Passion in John January 5, 2013

A couple more passages from Coloe’s very rich article. She notes that Pilate’s inscription on the cross identifies Jesus not as “a” but as “the” Nazarene. In John, Nazareth is barely mentioned (cf. 1:45-46), and suggests that Pilate’s titlon alludes to Isaiah 11’s prediction of a Messianic Branch ( netser ) from the stump of Jesse. Thus: “Jesus the Branch, King of the Jews.”

Qumran texts link the Branch to the temple-building Branch ( semlah ) of Zechariah 6:12: “Behold the man whose name is the Branch.” Netser and semlah were synonymous titles for the Messianic king who would build the eschatological temple. Pilate, Coloe suggests, quotes the first half of Zechariah 6:12 in presenting Jesus to the Jews: “Behold the man.” By putting “Nazarene” in the titlon , though, he finishes the sentence and names Jesus as the Messiah.

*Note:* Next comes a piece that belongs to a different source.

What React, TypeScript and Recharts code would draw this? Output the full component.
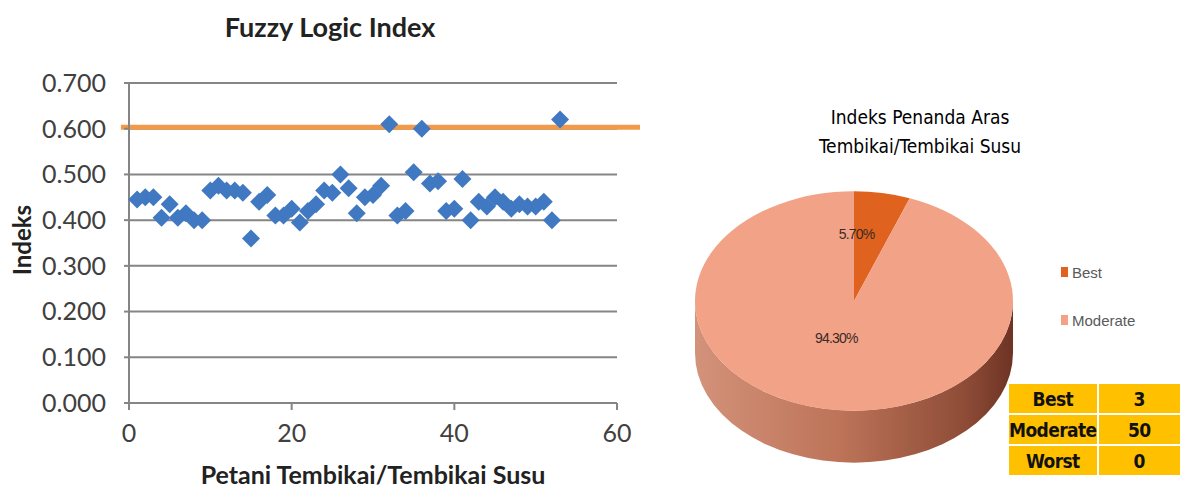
import React from 'react'
import {
  ScatterChart, Scatter, XAxis, YAxis, CartesianGrid, ReferenceLine, Label,
  PieChart, Pie, Cell, Legend,
} from 'recharts'

document.body.style.margin = '0'

// farmer number on the x axis, fuzzy logic index on the y axis
const farmerIds = [
  1, 2, 3, 4, 5, 6, 7, 8, 9, 10, 11, 12, 13, 14, 15, 16, 17, 18,
  19, 20, 21, 22, 23, 24, 25, 26, 27, 28, 29, 30, 31, 32, 33, 34, 35, 36,
  37, 38, 39, 40, 41, 42, 43, 44, 45, 46, 47, 48, 49, 50, 51, 52, 53,
]
const fuzzyIndex = [
  0.445, 0.45, 0.45, 0.405, 0.435, 0.405, 0.415, 0.4, 0.4, 0.465, 0.475, 0.465, 0.465, 0.46, 0.36, 0.44, 0.455, 0.41,
  0.41, 0.425, 0.395, 0.42, 0.435, 0.465, 0.46, 0.5, 0.47, 0.415, 0.45, 0.455, 0.475, 0.61, 0.41, 0.42, 0.505, 0.6,
  0.48, 0.485, 0.42, 0.425, 0.49, 0.4, 0.44, 0.43, 0.45, 0.44, 0.425, 0.435, 0.43, 0.43, 0.44, 0.4, 0.62,
]
const benchmark = 0.603
const yTicks = [0, 0.1, 0.2, 0.3, 0.4, 0.5, 0.6, 0.7]
const xTicks = [0, 20, 40, 60]

const pieCategories = ['Best', 'Moderate']
const piePercents = [5.7, 94.3]
const pieColors = ['#E0621F', '#F2A387']

const tableCategories = ['Best', 'Moderate', 'Worst']
const tableCounts = [3, 50, 0]

const scatterData = farmerIds.map((id, i) => ({ x: id, y: fuzzyIndex[i] }))
const pieData = pieCategories.map((name, i) => ({ name, value: piePercents[i] }))

const TILT = 0.69
const DEPTH = 52
const narrow = '"Liberation Sans Narrow", "Arial Narrow", "DejaVu Sans Condensed", sans-serif'
const lato = 'Lato, sans-serif'

function Diamond(props: any) {
  const { cx, cy } = props
  const r = 9
  return <path d={`M${cx},${cy - r}L${cx + r},${cy}L${cx},${cy + r}L${cx - r},${cy}Z`} fill="#4079C2" />
}

function onEllipse(cx: number, cy: number, rx: number, ry: number, deg: number) {
  const a = (deg * Math.PI) / 180
  return [cx + rx * Math.cos(a), cy - ry * Math.sin(a)]
}

// pie slice squashed into an ellipse, with the front rim extruded downwards
function Slice3D(props: any) {
  const { cx, cy, outerRadius, startAngle, endAngle, fill } = props
  const rx = outerRadius
  const ry = outerRadius * TILT
  const [x1, y1] = onEllipse(cx, cy, rx, ry, startAngle)
  const [x2, y2] = onEllipse(cx, cy, rx, ry, endAngle)
  const large = Math.abs(startAngle - endAngle) > 180 ? 1 : 0
  const sweep = startAngle > endAngle ? 1 : 0
  const top = `M${cx},${cy}L${x1},${y1}A${rx},${ry} 0 ${large} ${sweep} ${x2},${y2}Z`

  const lo = Math.min(startAngle, endAngle)
  const hi = Math.max(startAngle, endAngle)
  const sides: string[] = []
  for (let k = -2; k <= 1; k++) {
    const a = Math.max(lo, -180 + 360 * k)
    const b = Math.min(hi, 360 * k)
    if (b > a) {
      const [ax, ay] = onEllipse(cx, cy, rx, ry, a)
      const [bx, by] = onEllipse(cx, cy, rx, ry, b)
      sides.push(
        `M${ax},${ay}A${rx},${ry} 0 0 0 ${bx},${by}L${bx},${by + DEPTH}A${rx},${ry} 0 0 1 ${ax},${ay + DEPTH}Z`
      )
    }
  }
  return (
    <g>
      {sides.map((d, i) => (
        <path key={i} d={d} fill="url(#pieSide)" />
      ))}
      <path d={top} fill={fill} />
    </g>
  )
}

function pieLabel(props: any) {
  const { cx, cy, outerRadius, midAngle, index } = props
  const f = index === 0 ? 0.62 : 0.34
  const shift = index === 0 ? -15 : -8
  const [x, y] = onEllipse(cx, cy, outerRadius * f, outerRadius * TILT * f, midAngle)
  return (
    <text x={x + shift} y={y} textAnchor="middle" dominantBaseline="central" fontSize={14}
      fontFamily="'Liberation Sans', sans-serif" fill="#3a2a25" letterSpacing={-0.8}>
      {piePercents[index].toFixed(2)}%
    </text>
  )
}

function PieLegend() {
  return (
    <div style={{ fontFamily: "'Liberation Sans', sans-serif", fontSize: 15, color: '#595959' }}>
      {pieCategories.map((c, i) => (
        <div key={c} style={{ display: 'flex', alignItems: 'center', height: 20, marginBottom: 28 }}>
          <span style={{ width: 7, height: 10, background: pieColors[i], marginRight: 4 }} />
          {c}
        </div>
      ))}
    </div>
  )
}

export default function App() {
  return (
    <div style={{ position: 'relative', width: 1180, height: 489, background: '#fff', overflow: 'hidden' }}>
      <div style={{ position: 'absolute', left: 160, top: 10, width: 340, textAlign: 'center',
        fontFamily: lato, fontWeight: 700, fontSize: 27, color: '#222' }}>
        Fuzzy Logic Index
      </div>
      <div style={{ position: 'absolute', left: 0, top: 0 }}>
        <ScatterChart width={640} height={489} margin={{ top: 83, right: 23, bottom: 0, left: 0 }}>
          <CartesianGrid vertical={false} stroke="#858585" strokeWidth={2} />
          <XAxis type="number" dataKey="x" domain={[0, 60]} ticks={xTicks} height={86}
            tickSize={7} tickMargin={14} stroke="#858585" strokeWidth={2}
            tick={{ fill: '#404040', fontSize: 25, fontFamily: lato }}>
            <Label value="Petani Tembikai/Tembikai Susu" position="insideBottom" offset={5}
              fill="#222" fontSize={25} fontWeight={700} fontFamily={lato} />
          </XAxis>
          <YAxis type="number" dataKey="y" domain={[0, 0.7]} ticks={yTicks} width={129}
            tickSize={5} tickMargin={18} stroke="#858585" strokeWidth={2}
            tickFormatter={(v: number) => v.toFixed(3)}
            tick={{ fill: '#404040', fontSize: 25, fontFamily: lato }}>
            <Label content={(p: any) => {
              const vb = p.viewBox
              const y = vb.y + vb.height / 2 - 3
              return (
                <text x={21} y={y} transform={`rotate(-90 21 ${y})`} textAnchor="middle"
                  dominantBaseline="central" fill="#222" fontSize={24} fontWeight={700}
                  fontFamily={lato}>Indeks</text>
              )
            }} />
          </YAxis>
          <ReferenceLine segment={[{ x: -1, y: benchmark }, { x: 63, y: benchmark }]}
            stroke="#F39A4A" strokeWidth={5} ifOverflow="visible" />
          <Scatter data={scatterData} shape={Diamond} isAnimationActive={false} />
        </ScatterChart>
      </div>

      <div style={{ position: 'absolute', left: 760, top: 103, width: 320, textAlign: 'center',
        fontFamily: narrow, fontSize: 19, lineHeight: '29px', color: '#000' }}>
        Indeks Penanda Aras<br />Tembikai/Tembikai Susu
      </div>
      <div style={{ position: 'absolute', left: 680, top: 0 }}>
        <PieChart width={500} height={489}>
          <defs>
            <linearGradient id="pieSide" x1="0" y1="0" x2="1" y2="0">
              <stop offset="0%" stopColor="#D3927A" />
              <stop offset="45%" stopColor="#BD7459" />
              <stop offset="85%" stopColor="#8E4C37" />
              <stop offset="100%" stopColor="#6E3324" />
            </linearGradient>
          </defs>
          <Pie data={pieData} dataKey="value" cx={169} cy={296} outerRadius={159}
            startAngle={90} endAngle={-270} stroke="none" shape={Slice3D}
            label={pieLabel} labelLine={false} isAnimationActive={false}>
            {pieData.map((d, i) => (
              <Cell key={d.name} fill={pieColors[i]} />
            ))}
          </Pie>
          <Legend content={PieLegend} wrapperStyle={{ left: 381, top: 262, width: 110 }} />
        </PieChart>
      </div>

      <table style={{ position: 'absolute', left: 1009, top: 382, width: 171, borderCollapse: 'collapse',
        fontFamily: narrow, fontWeight: 700, fontSize: 19, letterSpacing: -0.6, color: '#111', textAlign: 'center' }}>
        <tbody>
          {tableCategories.map((c, i) => (
            <tr key={c} style={{ height: 31, background: '#FFC000' }}>
              <td style={{ border: '2px solid #fff', borderLeft: 'none', padding: 0, width: 85 }}>{c}</td>
              <td style={{ border: '2px solid #fff', borderRight: 'none', padding: 0 }}>{tableCounts[i]}</td>
            </tr>
          ))}
        </tbody>
      </table>
    </div>
  )
}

(Does Pilate know what he’s doing? Maybe not; it’s all providential irony. But maybe so; in which case, Pilate certainly intends it as cruel mockery of Jewish hope: “Behold your branch; behold what Rome does to your Messiahs.” In which case the providential irony is perhaps intensified.)

On the cross, Jesus declares that the Beloved disciple is the son of Mary and Mary his mother.

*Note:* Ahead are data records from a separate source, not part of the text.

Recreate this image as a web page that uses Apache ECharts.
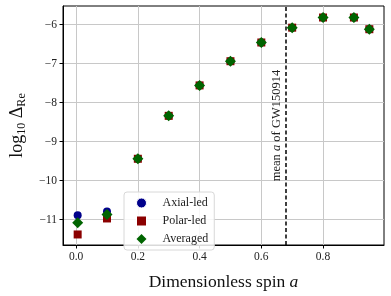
<!DOCTYPE html>
<html><head><meta charset="utf-8">
<script src="https://cdn.jsdelivr.net/npm/echarts@6/dist/echarts.min.js"></script>
<style>html,body{margin:0;padding:0;background:#fff}#c{width:391px;height:296px}</style>
</head><body><div id="c"></div>
<script>
const spins    = [0.005, 0.1, 0.2, 0.3, 0.4, 0.5, 0.6, 0.7, 0.8, 0.9, 0.95];
const axialLed = [-10.89, -10.79, -9.44, -8.34, -7.56, -6.94, -6.46, -6.08, -5.82, -5.82, -6.12];
const polarLed = [-11.38, -10.97, -9.44, -8.34, -7.56, -6.94, -6.46, -6.08, -5.82, -5.82, -6.12];
const averaged = [-11.08, -10.87, -9.44, -8.34, -7.56, -6.94, -6.46, -6.08, -5.82, -5.82, -6.12];
const xTicks = [0, 0.2, 0.4, 0.6, 0.8];
const yTicks = [-11, -10, -9, -8, -7, -6];
const meanSpin = 0.68;
const seriesNames = ['Axial-led', 'Polar-led', 'Averaged'];

const FONT = '"Liberation Serif", "DejaVu Serif", serif';
const pairs = arr => spins.map((x, i) => [x, arr[i]]);
const chart = echarts.init(document.getElementById('c'), null, {renderer: 'canvas'});
const fmtNum = (v, d) => (v < 0 ? '\u2212' : '') + Math.abs(v).toFixed(d);

chart.setOption({
  animation: false,
  backgroundColor: '#fff',
  grid: {left: 56, right: 7, top: 6, bottom: 45, show: true, borderColor: '#000', borderWidth: 1, backgroundColor: 'transparent'},
  xAxis: {
    type: 'value', min: -0.0425, max: 0.9975,
    axisLine: {show: true, onZero: false, lineStyle: {color: '#000'}},
    axisTick: {show: true, inside: false, length: 3.5, lineStyle: {color: '#000'}, customValues: xTicks},
    axisLabel: {customValues: xTicks, color: '#222', fontFamily: FONT, fontSize: 11.5, margin: 6, formatter: v => fmtNum(v, 1)},
    splitLine: {show: true, lineStyle: {color: '#c8c8c8', width: 1}},
    name: '{t|Dimensionless spin }{i|a}', nameLocation: 'middle', nameGap: 28,
    nameTextStyle: {rich: {t: {fontFamily: FONT, fontSize: 17.5, color: '#111'}, i: {fontFamily: FONT, fontSize: 17.5, fontStyle: 'italic', color: '#111'}}}
  },
  yAxis: {
    type: 'value', min: -11.65, max: -5.525,
    axisLine: {show: true, onZero: false, lineStyle: {color: '#000'}},
    axisTick: {show: true, inside: false, length: 3.5, lineStyle: {color: '#000'}, customValues: yTicks},
    axisLabel: {customValues: yTicks, color: '#222', fontFamily: FONT, fontSize: 11.5, margin: 6, formatter: v => fmtNum(v, 0)},
    splitLine: {show: true, lineStyle: {color: '#c8c8c8', width: 1}},
    name: '{a|log}{s|10}{a| \u0394}{s|Re}', nameLocation: 'middle', nameGap: 35, nameRotate: 90,
    nameTextStyle: {rich: {
      a: {fontFamily: FONT, fontSize: 18, color: '#111', lineHeight: 22},
      s: {fontFamily: FONT, fontSize: 12, color: '#111', lineHeight: 22, verticalAlign: 'bottom', padding: [6, 0, 0, 0]}
    }}
  },
  legend: {
    data: [
      {name: seriesNames[0], icon: 'circle', itemStyle: {borderColor: '#fff', borderWidth: 1}},
      {name: seriesNames[1], icon: 'rect', itemStyle: {borderColor: '#fff', borderWidth: 1}},
      {name: seriesNames[2], icon: 'diamond'}
    ],
    orient: 'vertical', left: 124, top: 192,
    padding: [5, 6, 5, 12], itemGap: 6, itemWidth: 10, itemHeight: 10,
    backgroundColor: 'rgba(255,255,255,0.85)', borderColor: '#d8d8d8', borderWidth: 1, borderRadius: 3,
    textStyle: {fontFamily: FONT, fontSize: 12, color: '#222', padding: [0, 0, 0, 11]}
  },
  series: [
    {name: seriesNames[0], type: 'scatter', data: pairs(axialLed), symbol: 'circle', symbolSize: 8, itemStyle: {color: '#00008b', opacity: 1}, z: 2},
    {name: seriesNames[1], type: 'scatter', data: pairs(polarLed), symbol: 'rect', symbolSize: 8, itemStyle: {color: '#8b0000', opacity: 1}, z: 3},
    {name: seriesNames[2], type: 'scatter', data: pairs(averaged), symbol: 'diamond', symbolSize: 11, itemStyle: {color: '#006400', opacity: 1}, z: 4,
     markLine: {
       silent: true, symbol: ['none', 'none'],
       lineStyle: {color: '#000', type: [4, 2.5], width: 1.5},
       label: {show: true, position: 'insideMiddleTop', formatter: '{t|mean }{i|a}{t| of GW150914}', distance: 3,
         rich: {t: {fontFamily: FONT, fontSize: 12.5, color: '#222'}, i: {fontFamily: FONT, fontSize: 12.5, fontStyle: 'italic', color: '#222'}}},
       data: [{xAxis: meanSpin}]
     }}
  ]
});
</script></body></html>
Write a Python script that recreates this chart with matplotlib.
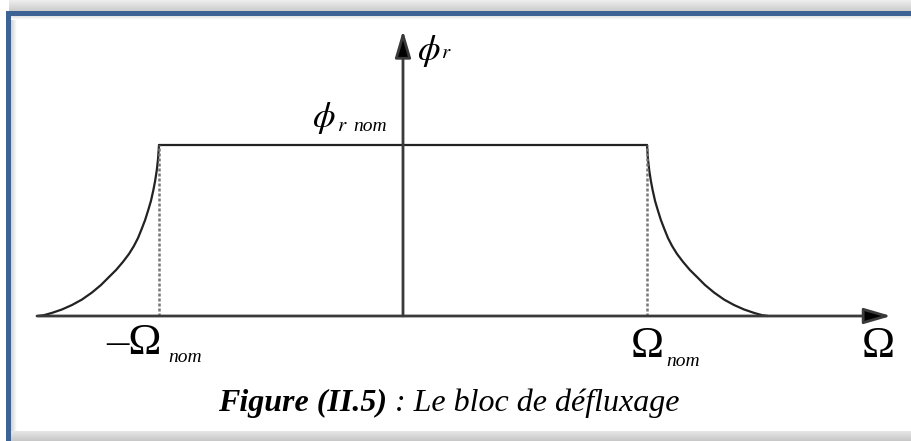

Coloe points out that John does not name Mary but calls her either “his mother” or “the mother” (19:25-26). Jesus’ double “behold” indicates that Jesus pronounces a “prophetic revelation,” and the wording suggests an adoption. But this is not Jesus being a good Jewish boy. It’s establishing a new relationship between the disciple and Mary, and thus between the disciple and Jesus: “If the woman always called “the mother of Jesus” is presented also as the mother of the Beloved Disciple, then Jesus’ sonship is extended to embrace others; the disciple is adopted as Jesus brother/sister and therefore becomes a child of God,” which fulfills the promise of John 1:12: “To those who believe on Him, He gives power to become sons of God.”

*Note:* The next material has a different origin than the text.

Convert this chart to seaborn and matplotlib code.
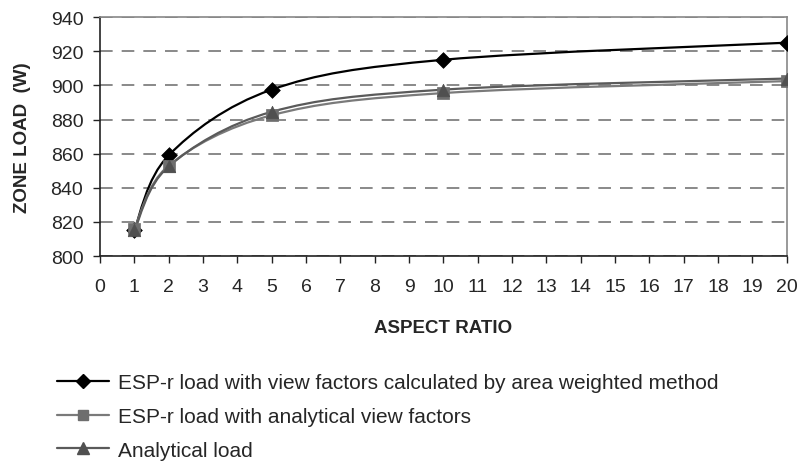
import numpy as np
import pandas as pd
import matplotlib
matplotlib.use("Agg")
import matplotlib.pyplot as plt
from matplotlib.path import Path
from matplotlib.patches import PathPatch
from matplotlib.lines import Line2D
import seaborn as sns

# Zone load versus aspect ratio
aspect_ratio = [1, 2, 5, 10, 20]
load_area_weighted = [815.5, 859, 897.5, 915, 925]
load_analytical_vf = [816, 853, 882.5, 895.5, 902.5]
load_analytical = [815, 852.5, 884.5, 897.5, 904]

series_names = [
    "ESP-r load with view factors calculated by area weighted method",
    "ESP-r load with analytical view factors",
    "Analytical load",
]
series_values = [load_area_weighted, load_analytical_vf, load_analytical]
line_colors = ["#000000", "#7a7a7a", "#5a5a5a"]
marker_colors = ["#000000", "#6e6e6e", "#505050"]
markers = ["D", "s", "^"]
marker_sizes = [8, 8, 9]

x_ticks = list(range(0, 21))
y_ticks = list(range(800, 941, 20))

df = pd.concat(
    [pd.DataFrame({"ratio": aspect_ratio, "load": v, "series": n})
     for n, v in zip(series_names, series_values)],
    ignore_index=True,
)

sns.set_theme(style="white")
plt.rcParams["font.family"] = ["Liberation Sans", "DejaVu Sans"]

fig = plt.figure(figsize=(7.98, 4.64), dpi=100)
ax = fig.add_axes([0.1253, 0.446, 0.8607, 0.515])


def smooth_path(xs, ys, tension=1 / 6):
    """Cubic Bezier path through the points (Catmull-Rom style smoothing)."""
    xs = np.asarray(xs, float)
    ys = np.asarray(ys, float)
    n = len(xs)
    verts = [(xs[0], ys[0])]
    codes = [Path.MOVETO]
    for i in range(n - 1):
        p0 = np.array([xs[max(i - 1, 0)], ys[max(i - 1, 0)]])
        p1 = np.array([xs[i], ys[i]])
        p2 = np.array([xs[i + 1], ys[i + 1]])
        p3 = np.array([xs[min(i + 2, n - 1)], ys[min(i + 2, n - 1)]])
        c1 = p1 + (p2 - p0) * tension
        c2 = p2 - (p3 - p1) * tension
        verts += [tuple(c1), tuple(c2), tuple(p2)]
        codes += [Path.CURVE4] * 3
    return Path(verts, codes)


for name, vals, lc in zip(series_names, series_values, line_colors):
    patch = PathPatch(smooth_path(aspect_ratio, vals), facecolor="none",
                      edgecolor=lc, lw=1.6, zorder=3)
    ax.add_patch(patch)

for name, mk, mc, ms in zip(series_names, markers, marker_colors, marker_sizes):
    sub = df[df["series"] == name]
    sns.scatterplot(data=sub, x="ratio", y="load", marker=mk, color=mc,
                    s=ms ** 2, edgecolor=mc, linewidth=0.5, ax=ax, zorder=4,
                    legend=False)

ax.set_xlim(0, 20)
ax.set_ylim(800, 940)
ax.set_xticks(x_ticks)
ax.set_yticks(y_ticks)
ax.set_xticklabels([str(t) for t in x_ticks], fontsize=14)
ax.set_yticklabels([str(t) for t in y_ticks], fontsize=14)

ax.yaxis.grid(True, color="#808080", linestyle=(0, (7, 5)), linewidth=1.3)
ax.xaxis.grid(False)
ax.set_axisbelow(True)

for side in ["left", "bottom"]:
    ax.spines[side].set_color("#222222")
    ax.spines[side].set_linewidth(1.2)
for side in ["top", "right"]:
    ax.spines[side].set_color("#888888")
    ax.spines[side].set_linewidth(1.2)

ax.tick_params(axis="both", which="major", direction="out", length=5,
               width=1, color="#222222", bottom=True, left=True)
ax.tick_params(axis="x", pad=11)
ax.tick_params(axis="y", pad=7)

ax.set_xlabel("ASPECT RATIO", fontsize=13.5, fontweight="bold")
ax.xaxis.set_label_coords(0.5, -0.265)
ax.set_ylabel("ZONE LOAD  (W)", fontsize=13.5, fontweight="bold")
ax.yaxis.set_label_coords(-0.1, 0.5)

handles = [
    Line2D([0], [0], color=lc, lw=1.6, marker=mk, markersize=ms * 0.95,
           markerfacecolor=mc, markeredgecolor=mc)
    for lc, mc, mk, ms in zip(line_colors, marker_colors, markers, marker_sizes)
]
fig.legend(handles, series_names, loc="upper left",
           bbox_to_anchor=(0.0614, 0.211), frameon=False, fontsize=15,
           handlelength=2.5, handletextpad=0.4, labelspacing=0.7,
           borderaxespad=0)

fig.savefig("out.png", dpi=100)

The links to the prologue go deeper: “The scene concludes with the disciple taking her ‘to his own’ ( eis ta idia , 19:27), which forms an inclusio with the same expression used of Jesus in the prologue, ‘he came to his own’ ( eis ta idia , 1:11). The inclusio indicates that the action of Jesus coming to his own, is now brought to completion. This scene is the climax of the narrative, bringing the plot announced in the prologue to its conclusion, and the narrator confirms this in v. 28, ‘After this, Jesus knew that all was now finished.’ The personalizing of the temple, begun in the transfer of temple imagery to Jesus (2:21), then continued with the promise of the divine indwellings in the community of believers constituting them as ‘my Father’s Household’ (14:2), is accomplished. This divine filiation is the ultimate revelation of the ‘hour’and brings Jesus’ mission to its completion.”

As He dies, He hands on the Spirit to the new family. Even at the moment of His death, “the Nazarene temple-builder is in the process of raising up a new temple/Household of God.”